● **DATA FOR THIS EXERCISE**:
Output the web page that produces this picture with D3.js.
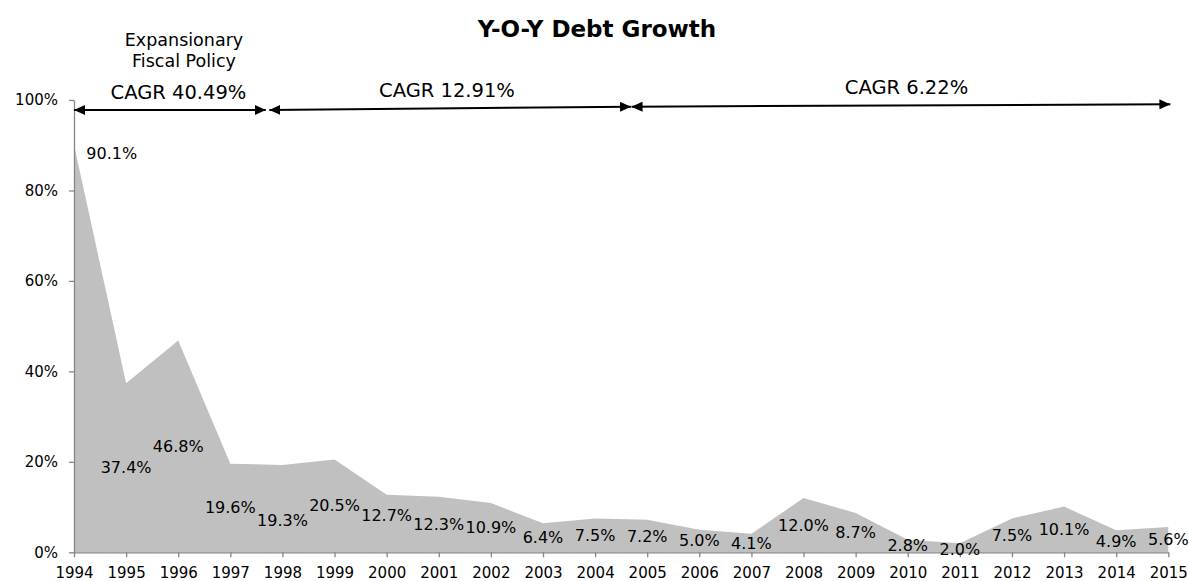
<!DOCTYPE html>
<html>
<head>
<meta charset="utf-8">
<script src="https://cdn.jsdelivr.net/npm/d3@7"></script>
<style>
  html, body { margin: 0; padding: 0; background: #fff; }
  svg text { font-family: "DejaVu Sans", Verdana, sans-serif; fill: #000; }
</style>
</head>
<body>
<svg id="chart" width="1189" height="581"></svg>
<script>
// Year-over-year debt growth, percent
const years = [1994, 1995, 1996, 1997, 1998, 1999, 2000, 2001, 2002, 2003, 2004,
               2005, 2006, 2007, 2008, 2009, 2010, 2011, 2012, 2013, 2014, 2015];
const growth = [90.1, 37.4, 46.8, 19.6, 19.3, 20.5, 12.7, 12.3, 10.9, 6.4, 7.5,
                7.2, 5.0, 4.1, 12.0, 8.7, 2.8, 2.0, 7.5, 10.1, 4.9, 5.6];
const yTicks = [0, 20, 40, 60, 80, 100];

// Compound annual growth periods (in year units along the x axis)
const periodStart = [1994, 1997.75, 2004.70];
const periodEnd   = [1997.68, 2004.69, 2015.04];
const periodLabel = ["CAGR 40.49%", "CAGR 12.91%", "CAGR 6.22%"];

const title = "Y-O-Y Debt Growth";
const noteLines = ["Expansionary", "Fiscal Policy"];

const svg = d3.select("#chart");
const plot = { left: 74, right: 1168.3, top: 100, bottom: 552.3 };

const x = d3.scaleLinear().domain([1994, 2015]).range([plot.left, plot.right]);
const y = d3.scaleLinear().domain([0, 100]).range([plot.bottom, plot.top]);
const pts = years.map((yr, i) => ({ yr, v: growth[i] }));

// Filled area
const area = d3.area().x(d => x(d.yr)).y0(y(0)).y1(d => y(d.v));
svg.append("path").datum(pts).attr("d", area).attr("fill", "#c0c0c0");

// Axes
const axisColor = "#868686";
const yAxis = svg.append("g").attr("transform", `translate(${plot.left},0)`)
  .call(d3.axisLeft(y).tickValues(yTicks).tickSize(5).tickSizeOuter(0)
        .tickPadding(11).tickFormat(d => d + "%"));
const xAxis = svg.append("g").attr("transform", `translate(0,${plot.bottom})`)
  .call(d3.axisBottom(x).tickValues(years).tickSize(5).tickSizeOuter(0)
        .tickPadding(10).tickFormat(d3.format("d")));
[yAxis, xAxis].forEach(g => {
  g.select(".domain").attr("stroke", axisColor).attr("stroke-width", 1.3);
  g.selectAll(".tick line").attr("stroke", axisColor).attr("stroke-width", 1.3);
  g.selectAll("text").style("font-size", "15px")
    .style("font-family", "DejaVu Sans, Verdana, sans-serif").attr("fill", "#000");
});

// Value labels sit at the vertical middle of the area; a few are nudged apart
const labelNudge = { 1998: 11.7, 2000: -8.2, 2011: 2 };
svg.append("g").selectAll("text").data(pts).join("text")
  .attr("x", (d, i) => i === 0 ? x(d.yr) + 37.7 : x(d.yr))
  .attr("y", (d, i) => i === 0
    ? y(d.v) + 14.5
    : y(d.v / 2) + 5.5 + (labelNudge[d.yr] || 0))
  .attr("text-anchor", "middle")
  .style("font-size", "16px")
  .text(d => d.v.toFixed(1) + "%");

// Title
svg.append("text").attr("x", 597).attr("y", 36.7)
  .attr("text-anchor", "middle")
  .style("font-size", "23px").style("font-weight", "bold").text(title);

// Policy note
svg.append("g").selectAll("text").data(noteLines).join("text")
  .attr("x", 184).attr("y", (d, i) => 46 + i * 20.7)
  .attr("text-anchor", "middle")
  .style("font-size", "17.5px").text(d => d);

// Period arrows
svg.append("defs").append("marker").attr("id", "head").attr("viewBox", "0 0 11 10")
  .attr("refX", 11).attr("refY", 5).attr("markerWidth", 11).attr("markerHeight", 10)
  .attr("markerUnits", "userSpaceOnUse").attr("orient", "auto-start-reverse")
  .append("path").attr("d", "M0,0 L11,5 L0,10 Z").attr("fill", "#000");

const arrowYStart = [110, 110, 106.7];
const arrowYEnd = [110, 106.7, 104.3];
const labelX = [178.5, 447, 906.5];
const labelBase = [99, 96.7, 93.5];
periodLabel.forEach((lab, i) => {
  svg.append("line")
    .attr("x1", x(periodStart[i])).attr("y1", arrowYStart[i])
    .attr("x2", x(periodEnd[i])).attr("y2", arrowYEnd[i])
    .attr("stroke", "#000").attr("stroke-width", 2)
    .attr("marker-start", "url(#head)").attr("marker-end", "url(#head)");
  svg.append("text")
    .attr("x", labelX[i]).attr("y", labelBase[i])
    .attr("text-anchor", "middle")
    .style("font-size", "19.5px").text(lab);
});
</script>
</body>
</html>
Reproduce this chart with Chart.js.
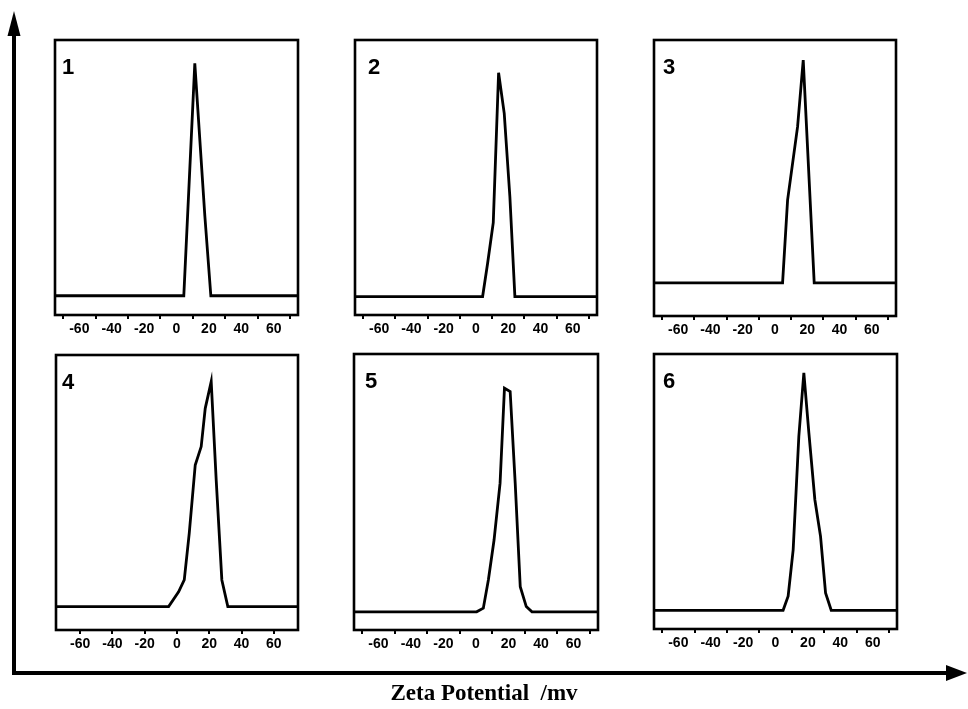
<!DOCTYPE html>
<html>
<head>
<meta charset="utf-8">
<script src="https://cdn.jsdelivr.net/npm/chart.js@4.4.1/dist/chart.umd.min.js"></script>
<style>
  html, body { margin: 0; padding: 0; background: #fff; }
  #wrap { position: relative; width: 968px; height: 709px; overflow: hidden; background: #fff; }
  .pc { position: absolute; }
  #arrows { position: absolute; left: 0; top: 0; }
  #xtitle { position: absolute; left: 0; width: 968px; top: 680px; text-align: center;
    font: bold 23px "Liberation Serif", "Times New Roman", serif; color: #000; white-space: pre; }
</style>
</head>
<body>
<div id="wrap">
  <canvas id="arrows" width="968" height="709"></canvas>
  <div id="xtitle">Zeta Potential  /mv</div>
</div>
<script>
// ---- data (x: zeta potential in mV, y: relative intensity in % of panel height) ----
const panelNames = ["1", "2", "3", "4", "5", "6"];
const tickLabels = [-60, -40, -20, 0, 20, 40, 60];
const minorTicks = [-70, -50, -30, -10, 10, 30, 50, 70];
const xMin = -75, xMax = 75;

const zeta1 = [-75, 4.5, 11.3, 17.5, 21.2, 75];
const int1  = [7.0, 7.0, 91.5, 36.0, 7.0, 7.0];

const zeta2 = [-75, 4.1, 7.2, 10.7, 14.0, 17.5, 21.0, 24.1, 75];
const int2  = [6.7, 6.7, 18.8, 33.6, 88.1, 73.3, 43.0, 6.7, 6.7];

const zeta3 = [-75, 4.7, 7.8, 14.0, 17.5, 24.3, 75];
const int3  = [12.0, 12.0, 42.0, 68.6, 92.7, 12.0, 12.0];

const zeta4 = [-75, -5.2, 1.0, 4.5, 7.6, 11.3, 15.0, 17.5, 21.2, 24.3, 27.8, 31.5, 75];
const int4  = [8.5, 8.5, 13.9, 18.2, 35.2, 60.0, 66.7, 80.6, 90.3, 54.5, 18.2, 8.5, 8.5];

const zeta5 = [-75, 0.4, 4.5, 7.6, 11.1, 14.8, 17.5, 21.0, 24.1, 27.2, 30.9, 34.4, 75];
const int5  = [6.6, 6.6, 7.9, 18.1, 32.6, 53.2, 87.6, 86.4, 53.2, 15.7, 8.5, 6.6, 6.6];

const zeta6 = [-75, 4.7, 7.8, 10.9, 14.4, 17.5, 20.6, 24.3, 27.8, 30.9, 34.4, 75];
const int6  = [6.8, 6.8, 11.9, 28.8, 70.0, 93.1, 71.3, 47.0, 33.7, 13.1, 6.8, 6.8];

const zetaSeries = [zeta1, zeta2, zeta3, zeta4, zeta5, zeta6];
const intSeries  = [int1, int2, int3, int4, int5, int6];

// ---- layout (plot box in page pixels) ----
const boxes = [
  { l: 55,  t: 40,  r: 298, b: 315, dx: 7,  minor: true },
  { l: 355, t: 40,  r: 597, b: 315, dx: 13, minor: true },
  { l: 654, t: 40,  r: 896, b: 316, dx: 9,  minor: true },
  { l: 56,  t: 355, r: 298, b: 630, dx: 6,  minor: false },
  { l: 354, t: 354, r: 598, b: 630, dx: 11, minor: true },
  { l: 654, t: 354, r: 897, b: 629, dx: 9,  minor: true }
];
const PAD = 12, BOTTOM = 42;

const frame = {
  id: 'frame',
  afterDraw(chart, args, opts) {
    const { ctx, chartArea: a } = chart;
    ctx.save();
    ctx.strokeStyle = '#000';
    ctx.lineWidth = 2.6;
    ctx.strokeRect(a.left, a.top, a.right - a.left, a.bottom - a.top);
    ctx.fillStyle = '#000';
    ctx.font = 'bold 22px "Liberation Sans", Arial, sans-serif';
    ctx.textBaseline = 'alphabetic';
    ctx.fillText(opts.label, a.left + opts.dx, a.top + 34);
    ctx.restore();
  }
};

const wrap = document.getElementById('wrap');
boxes.forEach((bx, i) => {
  const cv = document.createElement('canvas');
  cv.className = 'pc';
  const w = (bx.r - bx.l) + 2 * PAD;
  const h = (bx.b - bx.t) + PAD + BOTTOM;
  cv.style.left = (bx.l - PAD) + 'px';
  cv.style.top = (bx.t - PAD) + 'px';
  cv.style.width = w + 'px';
  cv.style.height = h + 'px';
  cv.width = w; cv.height = h;
  wrap.appendChild(cv);

  const pts = zetaSeries[i].map((x, k) => ({ x: x, y: intSeries[i][k] }));
  const markVals = bx.minor ? minorTicks : tickLabels;
  const tickVals = minorTicks.concat(tickLabels).sort((a, b) => a - b);

  new Chart(cv, {
    type: 'line',
    data: {
      datasets: [{
        data: pts,
        borderColor: '#000',
        borderWidth: 2.8,
        pointRadius: 0,
        tension: 0,
        fill: false,
        borderJoinStyle: 'miter'
      }]
    },
    options: {
      responsive: false,
      animation: false,
      devicePixelRatio: 1,
      layout: { padding: { left: PAD, right: PAD, top: PAD, bottom: 0 } },
      plugins: {
        legend: { display: false },
        tooltip: { enabled: false },
        frame: { label: panelNames[i], dx: bx.dx }
      },
      scales: {
        x: {
          type: 'linear',
          min: xMin, max: xMax,
          afterFit(scale) { scale.height = BOTTOM; },
          afterBuildTicks(scale) { scale.ticks = tickVals.map(v => ({ value: v })); },
          border: { display: false },
          grid: {
            drawOnChartArea: false,
            drawTicks: true,
            tickLength: 4,
            lineWidth: 2,
            color: (c) => (c.tick && markVals.includes(c.tick.value)) ? '#000' : 'rgba(0,0,0,0)'
          },
          ticks: {
            autoSkip: false,
            maxRotation: 0,
            padding: 2,
            color: '#000',
            font: { family: '"Liberation Sans", Arial, sans-serif', size: 14, weight: 'bold' },
            callback: (v) => tickLabels.includes(v) ? String(v) : ''
          }
        },
        y: {
          display: false,
          min: 0, max: 100
        }
      }
    },
    plugins: [frame]
  });
});

// big axes arrows
const ac = document.getElementById('arrows').getContext('2d');
ac.fillStyle = '#000';
ac.strokeStyle = '#000';
ac.lineWidth = 4;
ac.beginPath(); ac.moveTo(14, 30); ac.lineTo(14, 675); ac.stroke();
ac.beginPath(); ac.moveTo(12, 673); ac.lineTo(950, 673); ac.stroke();
ac.beginPath(); ac.moveTo(14, 11); ac.lineTo(7.5, 36); ac.lineTo(20.5, 36); ac.closePath(); ac.fill();
ac.beginPath(); ac.moveTo(967, 673); ac.lineTo(946, 665); ac.lineTo(946, 681); ac.closePath(); ac.fill();
</script>
</body>
</html>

● **WHAT YOU NEED TO DO**: Repeat exactly, and only, the entries from the line with "Reproduce this chart with Chart.js." through the line with "36.0, 7.0, 7.0];". Pictures are skipped.

● **THE COMPLETED TASK**:
Reproduce this chart with Chart.js.
<!DOCTYPE html>
<html>
<head>
<meta charset="utf-8">
<script src="https://cdn.jsdelivr.net/npm/chart.js@4.4.1/dist/chart.umd.min.js"></script>
<style>
  html, body { margin: 0; padding: 0; background: #fff; }
  #wrap { position: relative; width: 968px; height: 709px; overflow: hidden; background: #fff; }
  .pc { position: absolute; }
  #arrows { position: absolute; left: 0; top: 0; }
  #xtitle { position: absolute; left: 0; width: 968px; top: 680px; text-align: center;
    font: bold 23px "Liberation Serif", "Times New Roman", serif; color: #000; white-space: pre; }
</style>
</head>
<body>
<div id="wrap">
  <canvas id="arrows" width="968" height="709"></canvas>
  <div id="xtitle">Zeta Potential  /mv</div>
</div>
<script>
// ---- data (x: zeta potential in mV, y: relative intensity in % of panel height) ----
const panelNames = ["1", "2", "3", "4", "5", "6"];
const tickLabels = [-60, -40, -20, 0, 20, 40, 60];
const minorTicks = [-70, -50, -30, -10, 10, 30, 50, 70];
const xMin = -75, xMax = 75;

const zeta1 = [-75, 4.5, 11.3, 17.5, 21.2, 75];
const int1  = [7.0, 7.0, 91.5, 36.0, 7.0, 7.0];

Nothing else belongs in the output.